Believing I was normal

This wasn’t an easy blog to write, I hope I’ve done it justice. I grew up knowing only about a bad leg and foot. That much was obvious because it was something you could see. Wearing skirts made it more obvious, because you could see me walk toe heel, and because I walked with a limp.

Growing up and throughout my life, I was led to believe I was ‘normal’ and whilst I was still living at home that didn’t seem to matter, but it would eventually become clear, I was far from normal.

Fast forward to leaving home and functioning in my own normal began to get more difficult. When it comes to any relationship, it’s important a person’s disability is known about, so there are no surprises through the other end.

Believing I was normal, is further from what I am or what I’ve had to deal with over the years.
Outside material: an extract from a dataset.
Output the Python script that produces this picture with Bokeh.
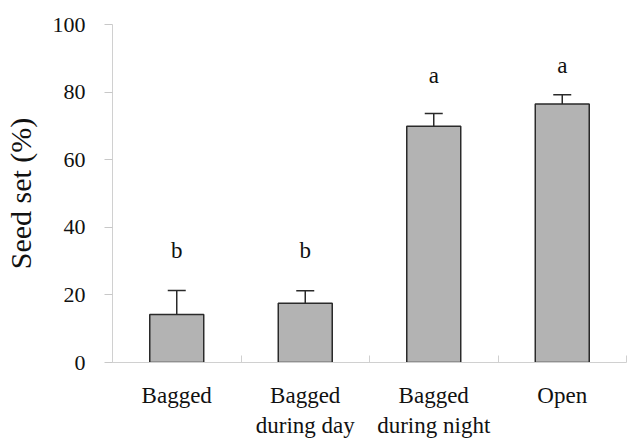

I was never ‘normal.’ I have spent too many years trying to work around symptoms I didn’t know I had, whilst trying to conduct myself normally.

Instead, not knowing about my disability has caused years of unnecessary stress and anxiety. That’s not the same as going into a relationship and the other person knowing exactly what you deal with and what your symptoms are.

It takes a certain personality, allowing their child who they know deals with a disability to go through their life, knowing nothing about their disability and what they may have to deal with, and unconsciously still think it okay.

25 Jun, 2019

4 thoughts on “Believing I was normal

  1. Believe you’re normal, because you are. So abolish your distinction between normal and not normal until you show me a standard that is more normal than you.

    It’s normal to be a good person, excellent writer, author and awesome mother and have a disability. In fact, diversity is very normal.

    If you’re not normal I must be a monster.

    1. Awww that’s kind. Thanks Tim. The hard part was having to behave normally with no allowances, when my brain damage, was telling a completely different story.

      But as they say, ‘what is normal to the spider is chaos to the fly.’ My normal may not sit well with others, but being able to live with my disability with relative ease, makes me normal.

      So I’m normal and you’re not a monster.

  2. It boggles my mind that any parent would expect their children to think of themselves as normal when they’re anything but.

    They should have at least been able to let you know about your conditions, so that you would have been more equipped to deal with your life.

    I would find it very hard to live with myself if I had done something like pretending that my daughter didn’t have cerebral palsy and watch her struggle with life.

    I’m sure it’s heartbreaking and devastating when you think back on your childhood, as it does for me; seeing as I know that things could have been so much better for both of us.

    I’m thinking that is why I’ve been having such a hard time even contemplating writing about my childhood and life, seeing as it dredges up so much pain and suffering.

    I know it needs to be done, so I can finally move on with my life.

    1. Thanks Randy. I’ve had a hard time digesting it myself. My writing helps bring understanding, but I’m not sure I’ll ever come to terms with it fully.

      Both of our experiences have shaped us. I agree with you about the past dredging up so much pain, but speaking from my own experiences, it is well worth the effort if you can do it.

      I feel vindicated now. It doesn’t feel like my responsibility. It doesn’t change the experience, but it does change how we get to view those experiences and the people behind our experiences.